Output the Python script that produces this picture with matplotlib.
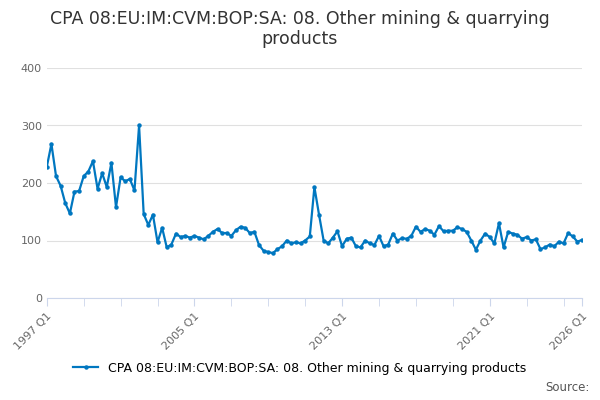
import numpy as np
import matplotlib.pyplot as plt

values = [228, 268, 212, 195, 165, 147, 185, 186, 212, 220,
          238, 190, 217, 193, 235, 158, 210, 203, 207, 187,
          300, 146, 127, 145, 97, 122, 88, 93, 112, 106,
          108, 105, 108, 105, 102, 108, 115, 120, 113, 113,
          108, 118, 124, 122, 113, 115, 92, 82, 80, 78,
          85, 90, 100, 95, 97, 95, 100, 107, 193,
          145, 100, 95, 105, 116, 90, 103, 105, 90, 88,
          100, 95, 92, 108, 90, 93, 112, 100, 104, 103,
          108, 124, 115, 120, 117, 110, 125, 116, 117, 117,
          123, 120, 115, 100, 84, 100, 112, 106, 95, 130,
          88, 115, 112, 110, 103, 106, 100, 102, 85, 88,
          93, 90, 98, 95, 113, 107, 98, 101]
tick_pos = [0, 32, 64, 96, 116]
tick_labels = ['1997 Q1', '2005 Q1', '2013 Q1', '2021 Q1', '2026 Q1']
label = 'CPA 08:EU:IM:CVM:BOP:SA: 08. Other mining & quarrying products'

fig = plt.figure(figsize=(6, 4), dpi=100)
ax = fig.add_axes([0.078, 0.255, 0.892, 0.575])
x = np.arange(len(values))
ax.plot(x, values, color='#0077c0', lw=1.6, marker='o', ms=2.2, label=label)
ax.set_ylim(0, 400)
ax.set_yticks([0, 100, 200, 300, 400])
ax.set_xlim(0, 116)
ax.set_xticks(tick_pos)
ax.set_xticklabels(tick_labels, rotation=45, ha='right', rotation_mode='anchor')
ax.set_xticks(np.arange(0, 117, 8), minor=True)
ax.grid(axis='y', color='#e0e0e0', lw=0.8)
ax.set_axisbelow(True)
for s in ['top', 'right', 'left']:
    ax.spines[s].set_visible(False)
ax.spines['bottom'].set_color('#ccd6eb')
ax.tick_params(axis='y', length=0, colors='#666666', labelsize=8)
ax.tick_params(axis='x', which='both', colors='#ccd6eb', labelcolor='#666666', labelsize=8, length=6)
fig.text(0.5, 0.975, 'CPA 08:EU:IM:CVM:BOP:SA: 08. Other mining & quarrying\nproducts',
         ha='center', va='top', fontsize=12.5, color='#333333', linespacing=1.15)
fig.legend(loc='lower center', bbox_to_anchor=(0.5, 0.035), frameon=False, fontsize=9,
           handlelength=2)
fig.text(0.982, 0.015, 'Source:', ha='right', va='bottom', fontsize=8.5, color='#555555')
fig.savefig('out.png')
───
**Task directions:**
Reproduce all of the data exactly; the pictures do not belong in the copy.

**Output of the task:**
Output the Python script that produces this picture with matplotlib.
import numpy as np
import matplotlib.pyplot as plt

values = [228, 268, 212, 195, 165, 147, 185, 186, 212, 220,
          238, 190, 217, 193, 235, 158, 210, 203, 207, 187,
          300, 146, 127, 145, 97, 122, 88, 93, 112, 106,
          108, 105, 108, 105, 102, 108, 115, 120, 113, 113,
          108, 118, 124, 122, 113, 115, 92, 82, 80, 78,
          85, 90, 100, 95, 97, 95, 100, 107, 193,
          145, 100, 95, 105, 116, 90, 103, 105, 90, 88,
          100, 95, 92, 108, 90, 93, 112, 100, 104, 103,
          108, 124, 115, 120, 117, 110, 125, 116, 117, 117,
          123, 120, 115, 100, 84, 100, 112, 106, 95, 130,
          88, 115, 112, 110, 103, 106, 100, 102, 85, 88,
          93, 90, 98, 95, 113, 107, 98, 101]
tick_pos = [0, 32, 64, 96, 116]
tick_labels = ['1997 Q1', '2005 Q1', '2013 Q1', '2021 Q1', '2026 Q1']
label = 'CPA 08:EU:IM:CVM:BOP:SA: 08. Other mining & quarrying products'

fig = plt.figure(figsize=(6, 4), dpi=100)
ax = fig.add_axes([0.078, 0.255, 0.892, 0.575])
x = np.arange(len(values))
ax.plot(x, values, color='#0077c0', lw=1.6, marker='o', ms=2.2, label=label)
ax.set_ylim(0, 400)
ax.set_yticks([0, 100, 200, 300, 400])
ax.set_xlim(0, 116)
ax.set_xticks(tick_pos)
ax.set_xticklabels(tick_labels, rotation=45, ha='right', rotation_mode='anchor')
ax.set_xticks(np.arange(0, 117, 8), minor=True)
ax.grid(axis='y', color='#e0e0e0', lw=0.8)
ax.set_axisbelow(True)
for s in ['top', 'right', 'left']:
    ax.spines[s].set_visible(False)
ax.spines['bottom'].set_color('#ccd6eb')
ax.tick_params(axis='y', length=0, colors='#666666', labelsize=8)
ax.tick_params(axis='x', which='both', colors='#ccd6eb', labelcolor='#666666', labelsize=8, length=6)
fig.text(0.5, 0.975, 'CPA 08:EU:IM:CVM:BOP:SA: 08. Other mining & quarrying\nproducts',
         ha='center', va='top', fontsize=12.5, color='#333333', linespacing=1.15)
fig.legend(loc='lower center', bbox_to_anchor=(0.5, 0.035), frameon=False, fontsize=9,
           handlelength=2)
fig.text(0.982, 0.015, 'Source:', ha='right', va='bottom', fontsize=8.5, color='#555555')
fig.savefig('out.png')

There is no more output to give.